▶ WHAT YOU HAVE TO DO:
Transcribe the lines below verbatim, skipping the images.

▶ MATERIAL PROVIDED:

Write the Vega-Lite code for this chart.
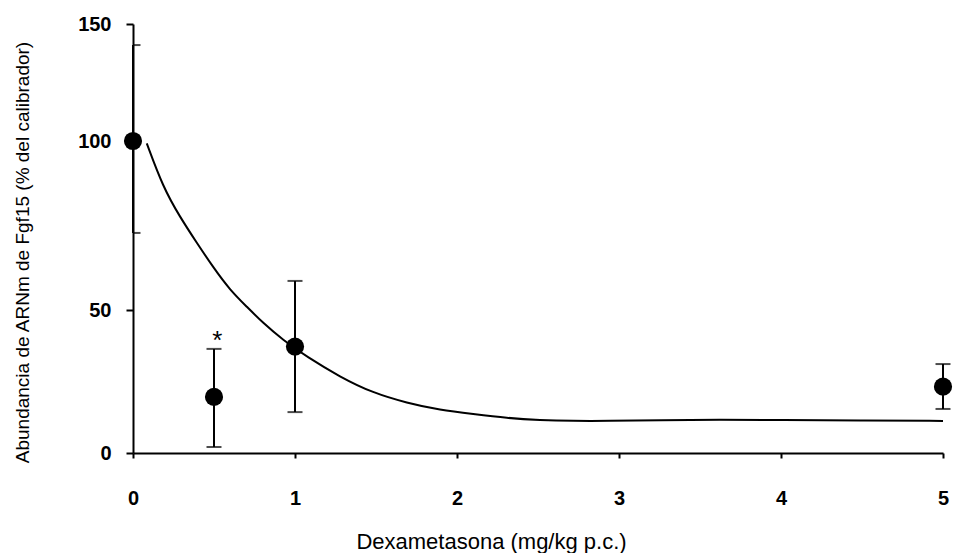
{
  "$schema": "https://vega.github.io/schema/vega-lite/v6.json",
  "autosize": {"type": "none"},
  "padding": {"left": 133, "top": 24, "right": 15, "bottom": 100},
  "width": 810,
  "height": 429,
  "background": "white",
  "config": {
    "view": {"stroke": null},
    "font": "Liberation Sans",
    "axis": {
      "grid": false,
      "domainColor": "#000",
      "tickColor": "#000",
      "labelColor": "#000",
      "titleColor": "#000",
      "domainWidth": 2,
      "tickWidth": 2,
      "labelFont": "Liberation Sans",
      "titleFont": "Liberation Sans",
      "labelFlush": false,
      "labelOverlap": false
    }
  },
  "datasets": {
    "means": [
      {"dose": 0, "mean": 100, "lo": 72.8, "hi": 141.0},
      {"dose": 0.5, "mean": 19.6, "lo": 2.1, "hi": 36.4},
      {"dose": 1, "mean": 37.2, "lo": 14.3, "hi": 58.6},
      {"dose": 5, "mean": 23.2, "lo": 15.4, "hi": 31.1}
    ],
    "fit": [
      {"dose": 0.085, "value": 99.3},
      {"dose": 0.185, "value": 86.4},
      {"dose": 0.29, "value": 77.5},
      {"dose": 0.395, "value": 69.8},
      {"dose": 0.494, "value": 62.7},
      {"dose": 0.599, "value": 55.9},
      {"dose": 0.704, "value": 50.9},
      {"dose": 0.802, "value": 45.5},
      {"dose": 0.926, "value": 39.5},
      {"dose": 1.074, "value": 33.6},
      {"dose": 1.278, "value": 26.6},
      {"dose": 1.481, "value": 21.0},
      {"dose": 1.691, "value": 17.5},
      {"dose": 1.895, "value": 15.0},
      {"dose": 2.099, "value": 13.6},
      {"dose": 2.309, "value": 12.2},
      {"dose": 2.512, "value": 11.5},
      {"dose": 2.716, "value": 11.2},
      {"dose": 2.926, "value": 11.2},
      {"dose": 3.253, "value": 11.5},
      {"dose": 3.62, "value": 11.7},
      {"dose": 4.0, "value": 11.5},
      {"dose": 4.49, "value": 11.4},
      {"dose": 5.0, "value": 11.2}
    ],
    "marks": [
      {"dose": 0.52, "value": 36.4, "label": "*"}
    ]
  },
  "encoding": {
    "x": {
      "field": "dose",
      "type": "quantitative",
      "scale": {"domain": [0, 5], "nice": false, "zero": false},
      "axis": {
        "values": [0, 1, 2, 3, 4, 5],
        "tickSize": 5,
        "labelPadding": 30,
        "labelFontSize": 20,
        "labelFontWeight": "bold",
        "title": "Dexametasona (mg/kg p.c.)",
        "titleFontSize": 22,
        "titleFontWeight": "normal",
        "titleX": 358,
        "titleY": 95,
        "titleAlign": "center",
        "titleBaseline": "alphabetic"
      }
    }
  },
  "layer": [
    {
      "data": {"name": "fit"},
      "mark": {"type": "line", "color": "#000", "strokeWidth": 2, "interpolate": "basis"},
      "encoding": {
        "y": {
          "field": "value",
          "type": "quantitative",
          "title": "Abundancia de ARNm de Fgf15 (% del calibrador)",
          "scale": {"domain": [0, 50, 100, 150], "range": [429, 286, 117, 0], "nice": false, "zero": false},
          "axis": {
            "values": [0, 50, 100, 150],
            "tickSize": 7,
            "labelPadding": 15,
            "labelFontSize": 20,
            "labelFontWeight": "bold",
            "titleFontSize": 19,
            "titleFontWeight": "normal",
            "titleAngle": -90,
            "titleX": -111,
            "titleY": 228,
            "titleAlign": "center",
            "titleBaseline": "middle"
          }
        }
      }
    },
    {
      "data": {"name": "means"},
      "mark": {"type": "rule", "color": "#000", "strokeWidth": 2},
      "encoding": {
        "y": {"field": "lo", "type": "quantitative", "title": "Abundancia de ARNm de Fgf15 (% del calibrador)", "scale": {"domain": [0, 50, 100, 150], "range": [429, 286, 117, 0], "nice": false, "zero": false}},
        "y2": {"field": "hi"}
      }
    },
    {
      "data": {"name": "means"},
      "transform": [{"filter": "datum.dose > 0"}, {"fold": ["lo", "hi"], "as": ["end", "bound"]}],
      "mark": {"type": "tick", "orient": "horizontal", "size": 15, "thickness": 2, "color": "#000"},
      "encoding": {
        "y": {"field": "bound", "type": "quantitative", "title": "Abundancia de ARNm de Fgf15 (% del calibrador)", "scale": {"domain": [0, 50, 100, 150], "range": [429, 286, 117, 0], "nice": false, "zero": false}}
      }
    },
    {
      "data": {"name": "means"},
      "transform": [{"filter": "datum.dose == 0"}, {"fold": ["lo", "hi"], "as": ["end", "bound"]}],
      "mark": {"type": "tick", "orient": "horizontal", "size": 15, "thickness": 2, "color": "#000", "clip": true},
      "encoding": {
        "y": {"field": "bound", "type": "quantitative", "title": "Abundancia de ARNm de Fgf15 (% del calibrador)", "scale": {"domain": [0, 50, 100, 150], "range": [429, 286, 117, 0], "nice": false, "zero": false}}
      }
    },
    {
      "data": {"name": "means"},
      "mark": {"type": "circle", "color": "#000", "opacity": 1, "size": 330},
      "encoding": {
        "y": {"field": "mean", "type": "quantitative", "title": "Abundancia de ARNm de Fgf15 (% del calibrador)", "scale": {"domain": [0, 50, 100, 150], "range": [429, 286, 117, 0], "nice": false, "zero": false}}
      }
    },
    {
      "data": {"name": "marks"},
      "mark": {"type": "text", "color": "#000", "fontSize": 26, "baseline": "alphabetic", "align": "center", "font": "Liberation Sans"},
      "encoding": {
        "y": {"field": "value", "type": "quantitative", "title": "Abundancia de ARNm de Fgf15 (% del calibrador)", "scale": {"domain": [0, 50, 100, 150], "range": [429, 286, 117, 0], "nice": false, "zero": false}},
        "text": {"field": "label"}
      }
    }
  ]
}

▶ COMPLETED EXERCISE:
Write the Vega-Lite code for this chart.
{
  "$schema": "https://vega.github.io/schema/vega-lite/v6.json",
  "autosize": {"type": "none"},
  "padding": {"left": 133, "top": 24, "right": 15, "bottom": 100},
  "width": 810,
  "height": 429,
  "background": "white",
  "config": {
    "view": {"stroke": null},
    "font": "Liberation Sans",
    "axis": {
      "grid": false,
      "domainColor": "#000",
      "tickColor": "#000",
      "labelColor": "#000",
      "titleColor": "#000",
      "domainWidth": 2,
      "tickWidth": 2,
      "labelFont": "Liberation Sans",
      "titleFont": "Liberation Sans",
      "labelFlush": false,
      "labelOverlap": false
    }
  },
  "datasets": {
    "means": [
      {"dose": 0, "mean": 100, "lo": 72.8, "hi": 141.0},
      {"dose": 0.5, "mean": 19.6, "lo": 2.1, "hi": 36.4},
      {"dose": 1, "mean": 37.2, "lo": 14.3, "hi": 58.6},
      {"dose": 5, "mean": 23.2, "lo": 15.4, "hi": 31.1}
    ],
    "fit": [
      {"dose": 0.085, "value": 99.3},
      {"dose": 0.185, "value": 86.4},
      {"dose": 0.29, "value": 77.5},
      {"dose": 0.395, "value": 69.8},
      {"dose": 0.494, "value": 62.7},
      {"dose": 0.599, "value": 55.9},
      {"dose": 0.704, "value": 50.9},
      {"dose": 0.802, "value": 45.5},
      {"dose": 0.926, "value": 39.5},
      {"dose": 1.074, "value": 33.6},
      {"dose": 1.278, "value": 26.6},
      {"dose": 1.481, "value": 21.0},
      {"dose": 1.691, "value": 17.5},
      {"dose": 1.895, "value": 15.0},
      {"dose": 2.099, "value": 13.6},
      {"dose": 2.309, "value": 12.2},
      {"dose": 2.512, "value": 11.5},
      {"dose": 2.716, "value": 11.2},
      {"dose": 2.926, "value": 11.2},
      {"dose": 3.253, "value": 11.5},
      {"dose": 3.62, "value": 11.7},
      {"dose": 4.0, "value": 11.5},
      {"dose": 4.49, "value": 11.4},
      {"dose": 5.0, "value": 11.2}
    ],
    "marks": [
      {"dose": 0.52, "value": 36.4, "label": "*"}
    ]
  },
  "encoding": {
    "x": {
      "field": "dose",
      "type": "quantitative",
      "scale": {"domain": [0, 5], "nice": false, "zero": false},
      "axis": {
        "values": [0, 1, 2, 3, 4, 5],
        "tickSize": 5,
        "labelPadding": 30,
        "labelFontSize": 20,
        "labelFontWeight": "bold",
        "title": "Dexametasona (mg/kg p.c.)",
        "titleFontSize": 22,
        "titleFontWeight": "normal",
        "titleX": 358,
        "titleY": 95,
        "titleAlign": "center",
        "titleBaseline": "alphabetic"
      }
    }
  },
  "layer": [
    {
      "data": {"name": "fit"},
      "mark": {"type": "line", "color": "#000", "strokeWidth": 2, "interpolate": "basis"},
      "encoding": {
        "y": {
          "field": "value",
          "type": "quantitative",
          "title": "Abundancia de ARNm de Fgf15 (% del calibrador)",
          "scale": {"domain": [0, 50, 100, 150], "range": [429, 286, 117, 0], "nice": false, "zero": false},
          "axis": {
            "values": [0, 50, 100, 150],
            "tickSize": 7,
            "labelPadding": 15,
            "labelFontSize": 20,
            "labelFontWeight": "bold",
            "titleFontSize": 19,
            "titleFontWeight": "normal",
            "titleAngle": -90,
            "titleX": -111,
            "titleY": 228,
            "titleAlign": "center",
            "titleBaseline": "middle"
          }
        }
      }
    },
    {
      "data": {"name": "means"},
      "mark": {"type": "rule", "color": "#000", "strokeWidth": 2},
      "encoding": {
        "y": {"field": "lo", "type": "quantitative", "title": "Abundancia de ARNm de Fgf15 (% del calibrador)", "scale": {"domain": [0, 50, 100, 150], "range": [429, 286, 117, 0], "nice": false, "zero": false}},
        "y2": {"field": "hi"}
      }
    },
    {
      "data": {"name": "means"},
      "transform": [{"filter": "datum.dose > 0"}, {"fold": ["lo", "hi"], "as": ["end", "bound"]}],
      "mark": {"type": "tick", "orient": "horizontal", "size": 15, "thickness": 2, "color": "#000"},
      "encoding": {
        "y": {"field": "bound", "type": "quantitative", "title": "Abundancia de ARNm de Fgf15 (% del calibrador)", "scale": {"domain": [0, 50, 100, 150], "range": [429, 286, 117, 0], "nice": false, "zero": false}}
      }
    },
    {
      "data": {"name": "means"},
      "transform": [{"filter": "datum.dose == 0"}, {"fold": ["lo", "hi"], "as": ["end", "bound"]}],
      "mark": {"type": "tick", "orient": "horizontal", "size": 15, "thickness": 2, "color": "#000", "clip": true},
      "encoding": {
        "y": {"field": "bound", "type": "quantitative", "title": "Abundancia de ARNm de Fgf15 (% del calibrador)", "scale": {"domain": [0, 50, 100, 150], "range": [429, 286, 117, 0], "nice": false, "zero": false}}
      }
    },
    {
      "data": {"name": "means"},
      "mark": {"type": "circle", "color": "#000", "opacity": 1, "size": 330},
      "encoding": {
        "y": {"field": "mean", "type": "quantitative", "title": "Abundancia de ARNm de Fgf15 (% del calibrador)", "scale": {"domain": [0, 50, 100, 150], "range": [429, 286, 117, 0], "nice": false, "zero": false}}
      }
    },
    {
      "data": {"name": "marks"},
      "mark": {"type": "text", "color": "#000", "fontSize": 26, "baseline": "alphabetic", "align": "center", "font": "Liberation Sans"},
      "encoding": {
        "y": {"field": "value", "type": "quantitative", "title": "Abundancia de ARNm de Fgf15 (% del calibrador)", "scale": {"domain": [0, 50, 100, 150], "range": [429, 286, 117, 0], "nice": false, "zero": false}},
        "text": {"field": "label"}
      }
    }
  ]
}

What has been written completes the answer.